Job management (CS 300 (PDC))

Job management

CS 300 (PDC)

Cluster job management

A job is a request for parallel computation that is treated as a unit. This term is ordinarily associated with batch computing.

For example, a single BLAST request by a bioinformatics researcher may be considered as a single job. That request may be carried out on a distributed system running a parallel implementation of BLAST, or may be carried out on a standalone system with only computer-level or processor-level parallelism, but from the user's viewpoint, it is a single request for computation. Likewise, most systems would treat a map-reduce operation as one job, which happens to involve three stages running on potentially thousands of computers.
If a cluster is only used by one person or group, there is presumably no problem managing cluster jobs. But if more than one independent entity wants to use the same cluster, some software for coordinating job submissions and observing their progress becomes a priority.
A cluster management system provides both of the following:
- mechanisms for implementing management features in software and hardware, and
- policy rules for how and when to apply those mechanisms.
SLURM (Simple Linux Utility for Resource Management) is an open-source batch queueing system for managing cluster or grid computations, developed by Lawrence Livermore National Labs, a research facility.
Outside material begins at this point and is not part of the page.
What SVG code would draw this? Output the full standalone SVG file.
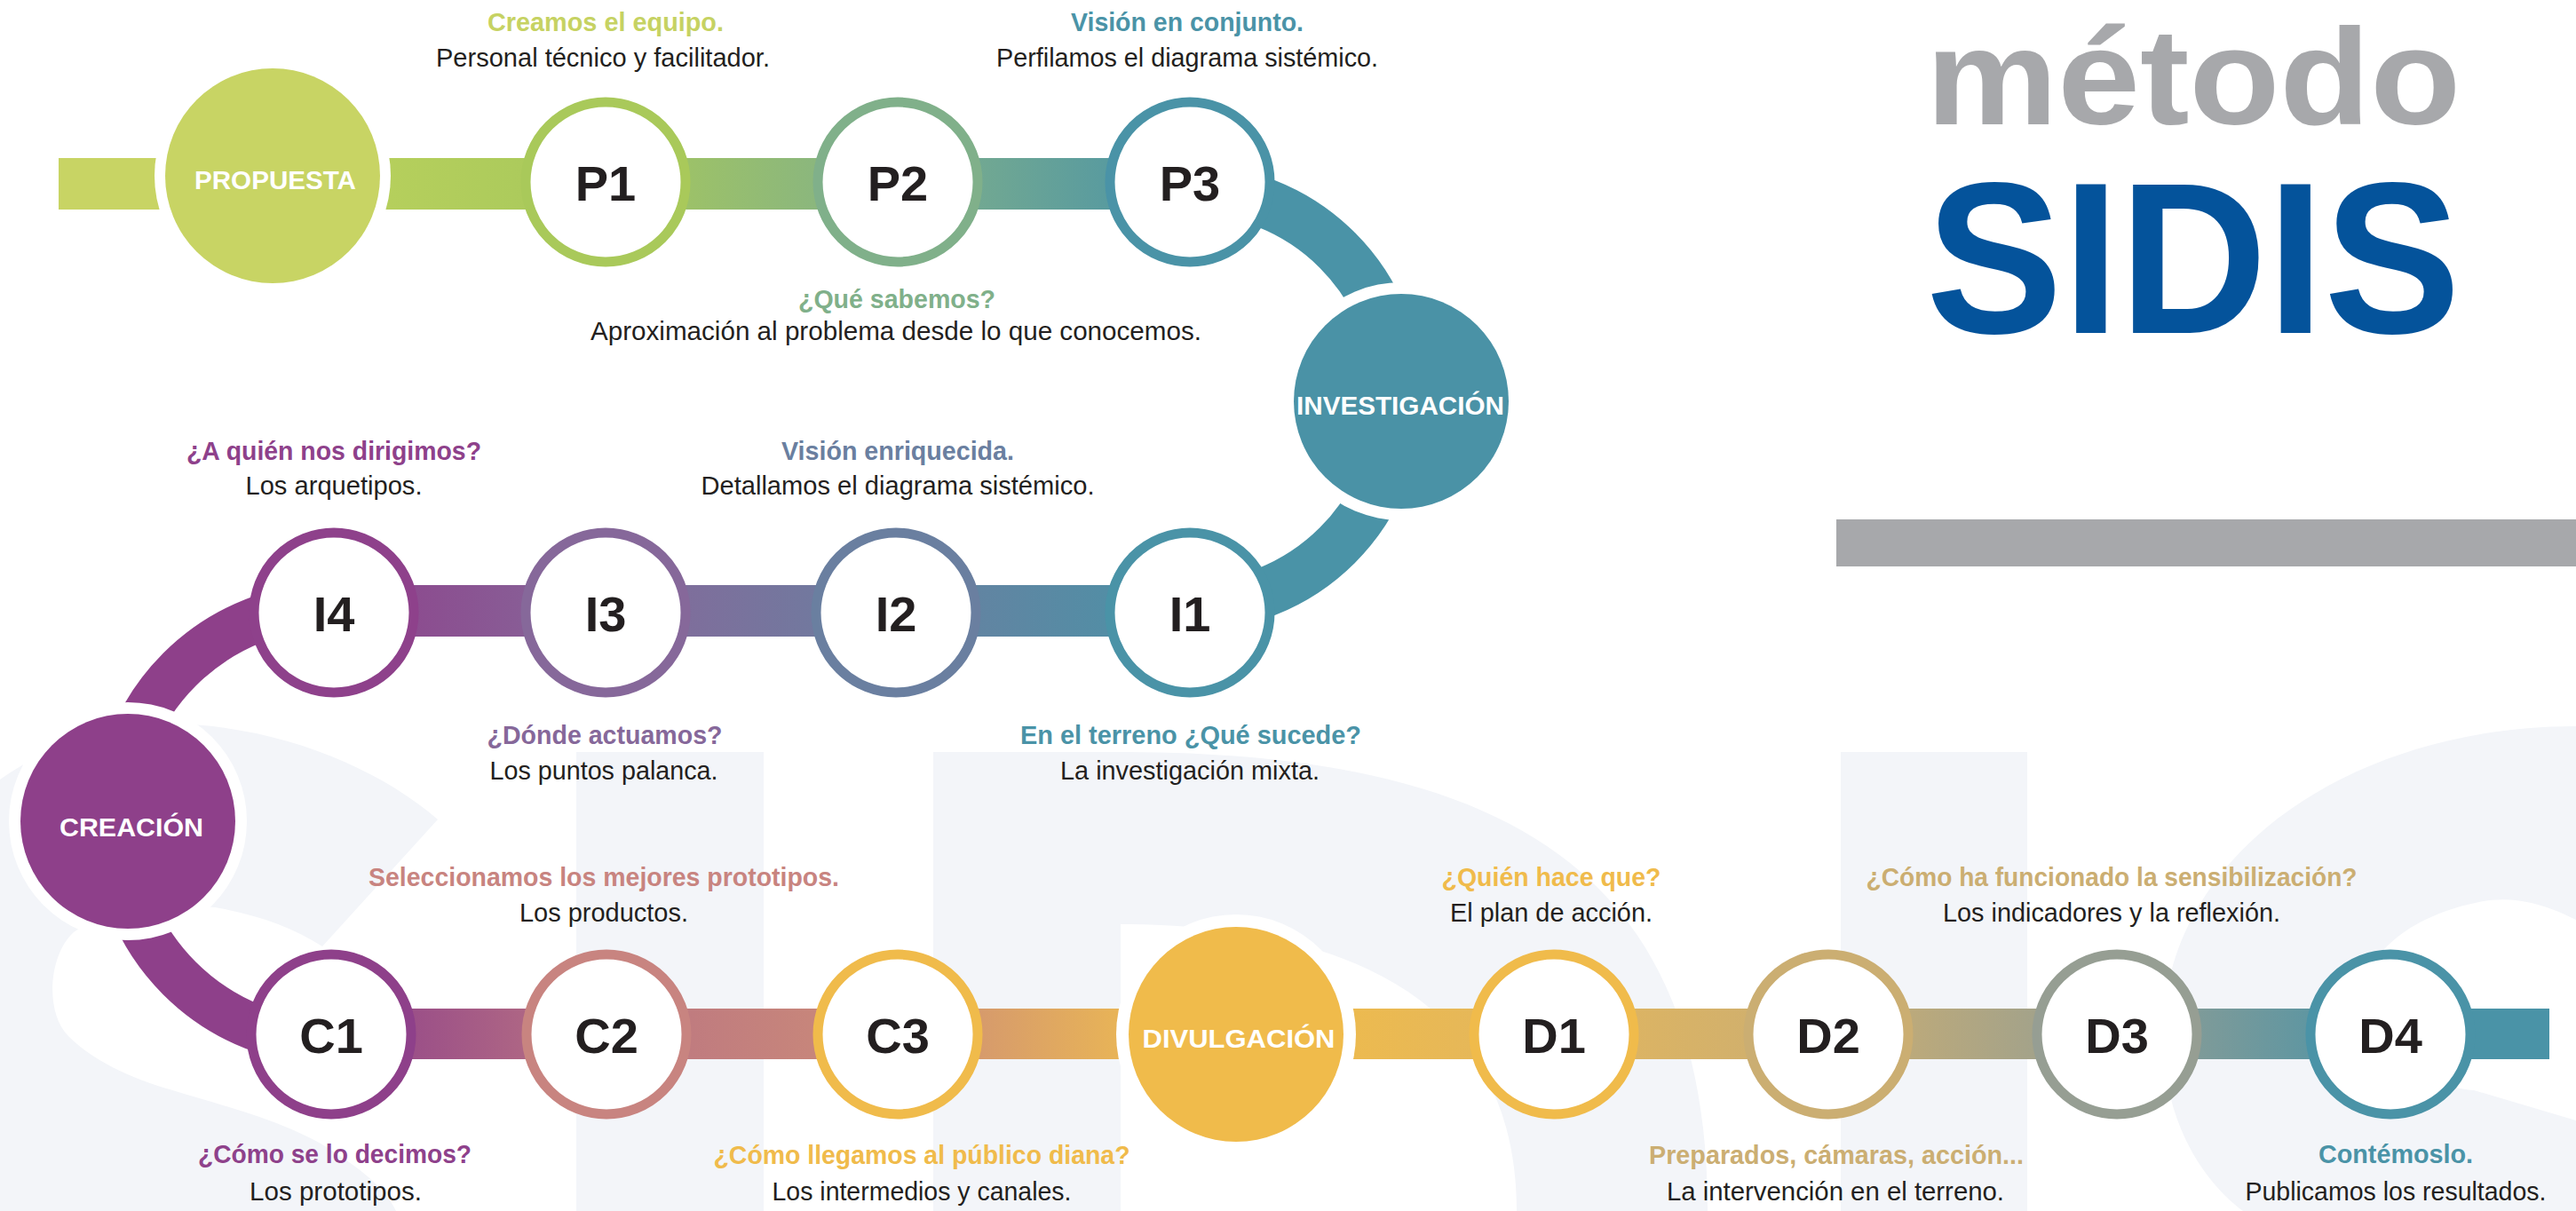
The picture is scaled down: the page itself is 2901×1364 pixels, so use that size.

Designed to Linux clusters of all sized, we use SLURM to manage jobs on the St. Olaf Beowulf clusters (2013).

SLURM is capable of managing standalone or distributed batch jobs, and also interactive jobs.
Condor is an open-source framework designed for htc. It focuses on heterogeneous grids, combining support for diverse computing scenarios, including dedicatedclusters and idle user workstations.

In the case of idle user workstations, Condor performs cycle scavenging: it detects when a workstation is "not in use," according to policies that the workstation's primary user agrees to; then it runs jobs (that may have been requested by other users) on that idle workstation. In order not to inconvenience the primary user, Condor stops jobs quickly as soon as the primary user begins using that workstation.

Since Condor is designed to support jobs that may take months to complete, and since it stops jobs as soon as a workstation is no longer idle, Condor supports a mechanism called checkpointing in which software markers are recorded that enable a job's computation to be resumed (probably on a different computer). Condor actually records checkpoints throughout a jobs's computation, rather than waiting for the primary user to return. This reduces the inconvenience for the primary user, because long runs between checkpoints lead to more time delay waiting for a checkpoint to take place. It also increases the reliability of the system, because less of a job's computation will be lost if the user's workstation crashes for any reason.

Some tradeoffs with frequent checkpointing are that (1) the computational overhead of initiating and completing a checkpoint must be incurred with every checkpoint, and (2) new checkpoints largely supercede old ones, so that the computation of producing old checkpoints is wasted whenever a new checkpoint is produced. However, these tradeoffs are acceptable for Condor, since it is focused on long-term computations, not operations per second, and because policies that are friendly to primary uses of workstations encourage more of those users to participate in Condor, thus providing more resources for htc.
Some features of a cluster job management system
- Accepting job requests
- Scheduling job requests, i.e., choosing start times and determining which resources each job will use, e.g., which processors each job will run on.
- Dispatching jobs, i.e., starting them running
- Managing jobs while they are running on their nodes. This may include reporting on a job's status (collectively and/or per process), observing when those jobs have completed, stopping jobs before completion if necessary, etc.
- Allocating computational resources
Implementation
- Daemons. sshd, httpd, lpd.
  SLURM: slurmctld, slurmdbd, slurmd
- SLURM sbatch batch scripts

Example: some SLURM commands

sbatch -n count -o outfile script

Submit a script for batch computation. For example, if myscript.sh contains

#!/bin/sh
mpirun trap.c

then the command

  % sbatch -n 4 -o myscript.out myscript.sh

submits a job to execute the MPI program trap.c with four processors, and to place the output in a file myscript.out. Any error output will go to the standard error; the -e flag can be used to place error output into a file.

Another command-line option:

-e errfile place standard error from the job in a file

You can specify command-line options within the batch file script in shell-script comments that begin with #SBATCH. For example, if myscript2.sh contains

#!/bin/sh
#SBATCH -n 4 -o myscript.out

mpirun trap.c

then the command

  % sbatch myscript2.sh

performs a computation equivalent to the sbatch command above. More than one #SBATCH line may be used, e.g.,

#!/bin/sh
#SBATCH -n 4 -o myscript.out
#SBATCH -e myscript.err

mpirun trap.c

squeue

View all running jobs being managed by SLURM

A command-line option:

-u username View only username's jobs

sinfo

Display which nodes are idle, down, or allocated

scancel job-id

Cancel a job. Use squeue to find job-id values
scancel -u username will cancel all your jobs